В контексте поставленной проблемы логика массовых социальных и культурных практик (проще говоря, поведение русского народа) более важна, чем логика элитарного дискурса. Народная (в смысле спонтанная, не регулируемая и не направляемая административно) политика русского человека в имперский период отечественной истории следовала — скорее инстинктивно, чем осознанно - линии этнической и расовой эндогамии. Вот как характеризовал ее на примере Сибири основатель отечественной антропологической школы, прогрессивный ученый А.П.Богданов: «Может быть, многие и женились на туземках и делались оседлыми, но большинство первобытных колонизаторов было не таково. Идеал у русского человека вовсе не таков, чтобы легко скрутить свою жизнь с какою-нибудь "поганью", как и теперь еще (в последней трети XIX в. - B.C.) сплошь и рядом честит русский человек иноверца. Он будет с ним вести дела, будет с ним ласков и дружелюбен, войдет с ним в приязнь во всем, кроме того, чтобы породниться, чтобы ввести в свою семью инородческий элемент. Часто поселяне различных племен живут по соседству, но браки между ними редки, хотя романы часты, но романы односторонние: русских ловеласов с инородческими камеями, но не наоборот» . Наблюдений подобного рода не мало: часто фиксировались ситуации, когда русские и, скажем, татары или башкиры жили в одном селе десятилетиями, между ними складывались прекрасные отношения, но этнического смешения не происходило .
Сожительство и сосуществование, но не смешение и слияние. Этот исторически сформировавшийся русский modus vivendi, - к слову, очень похожий на современную доктрину американской этнической политики, известную под названием «салата» (этнические «кусочки» перемешаны, но не теряют свои качества), - был обусловлен континентальным характером Российской империи и преимущественно крестьянским характером ее колонизации. «Практически беззащитные, рассчитывающие в большинстве случаев на себя, а не на покровительство государственной власти, русские переселенцы не имели никакой возможности ощущать себя высшей расой» . В отличие от бриттов и французов на колониальных территориях, русское крестьянство не могло игнорировать аборигенные народы, отделившись от них стенами сеттльментов или, тем более, открыто манифестировать расовое и этническое превосходство.

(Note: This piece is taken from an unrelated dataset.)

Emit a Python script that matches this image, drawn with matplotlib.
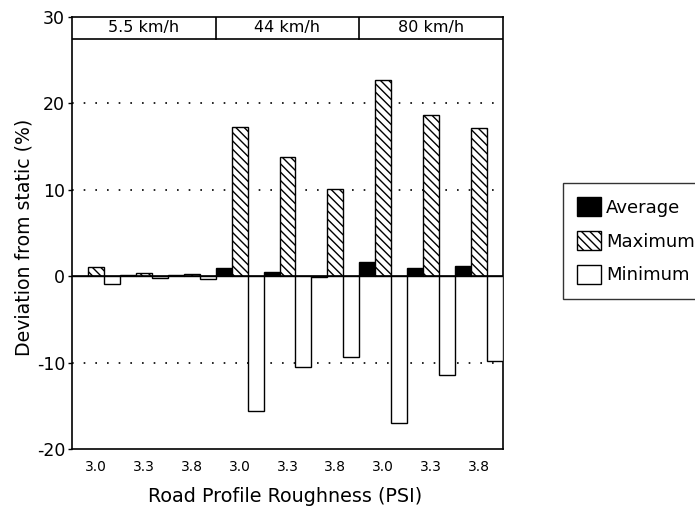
import matplotlib
matplotlib.use("Agg")
import matplotlib.pyplot as plt
import numpy as np

# road roughness (PSI) for each group, grouped by speed
speeds = ["5.5 km/h", "44 km/h", "80 km/h"]
psi_labels = ["3.0", "3.3", "3.8", "3.0", "3.3", "3.8", "3.0", "3.3", "3.8"]

# deviation from static load (%)
average = [0.0, 0.1, 0.1, 1.0, 0.5, -0.1, 1.7, 0.9, 1.2]
maximum = [1.1, 0.4, 0.2, 17.3, 13.8, 10.1, 22.7, 18.7, 17.1]
minimum = [-0.9, -0.2, -0.3, -15.6, -10.5, -9.4, -17.0, -11.4, -9.8]

plt.rcParams["font.family"] = "DejaVu Sans"
plt.rcParams["axes.unicode_minus"] = False
plt.rcParams["hatch.linewidth"] = 1.0

fig = plt.figure(figsize=(6.95, 5.09), dpi=100)
ax = fig.add_axes([72 / 695, 1 - 449 / 509, 431 / 695, 432 / 509])

x = np.arange(len(psi_labels))
w = 1 / 3
b1 = ax.bar(x + w / 2, average, w, color="black", edgecolor="black", lw=1.0, zorder=3,
            label="Average")
b2 = ax.bar(x + 1.5 * w, maximum, w, color="white", edgecolor="black", lw=1.0,
            hatch="\\\\\\\\", zorder=3, label="Maximum")
b3 = ax.bar(x + 2.5 * w, minimum, w, color="white", edgecolor="black", lw=1.0, zorder=3,
            label="Minimum")

# dotted grid + solid zero line
for yv in [20, 10, -10]:
    ax.axhline(yv, color="black", lw=1.2, ls=(0, (1, 6)), zorder=1)
ax.axhline(0, color="black", lw=1.2, zorder=4)

# speed strip on top
ax.axhline(27.5, color="black", lw=1.2, zorder=4)
for xs in [3, 6]:
    ax.plot([xs, xs], [27.5, 30], color="black", lw=1.2, zorder=4)
for i, s in enumerate(speeds):
    ax.text(3 * i + 1.5, 28.75, s, ha="center", va="center", fontsize=11.5)

ax.set_xlim(0, 9)
ax.set_ylim(-20, 30)
ax.set_yticks([-20, -10, 0, 10, 20, 30])
ax.set_xticks(x + 0.5)
ax.set_xticklabels(psi_labels, fontsize=10)
ax.tick_params(axis="x", length=0, pad=8)
ax.tick_params(axis="y", labelsize=12.5, length=3, width=1, pad=2)
for sp in ax.spines.values():
    sp.set_linewidth(1.2)

ax.set_xlabel("Road Profile Roughness (PSI)", fontsize=13.8, va="center")
ax.xaxis.set_label_coords((285 - 72) / 431, -(497 - 449) / 432)
ax.set_ylabel("Deviation from static (%)", fontsize=13.6, va="center")
ax.yaxis.set_label_coords(-(72 - 24) / 431, (449 - 237) / 432)

leg = fig.legend(handles=[b1, b2, b3], loc="upper left",
                 bbox_to_anchor=(563 / 695, 1 - 183 / 509),
                 fontsize=13, frameon=True, fancybox=False, edgecolor="black",
                 handlelength=1.3, handleheight=1.2, handletextpad=0.3,
                 labelspacing=0.8, borderpad=0.8, borderaxespad=0)
leg.get_frame().set_linewidth(1.0)

fig.savefig("out.png", dpi=100)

Русская формула этнического сосуществования носила гибкий и исторически вариабельный характер: на ранних этапах отечественной истории русские придерживались стратегии метисации, позже они предпочитали эндогамию, не отказывая в то же время инородцам в возможности ассимилироваться в русскость.
Наряду с главенствовавшей тенденцией ассимиляции инородцев в русскость существовала прямо противоположная, хотя далеко не столь распространенная тенденция «обынородчивания» - культурной ассимиляции русских, перенимавших обычаи, язык и образ жизни туземных народов. Отношение власти и общественного мнения к этому было отрицательным, а стремление к документальной фиксации таких случаев свидетельствует об их редкости: то, что носит повсеместный характер и воспринимается как само собой разумеющееся, вряд ли специально отмечалось бы современниками.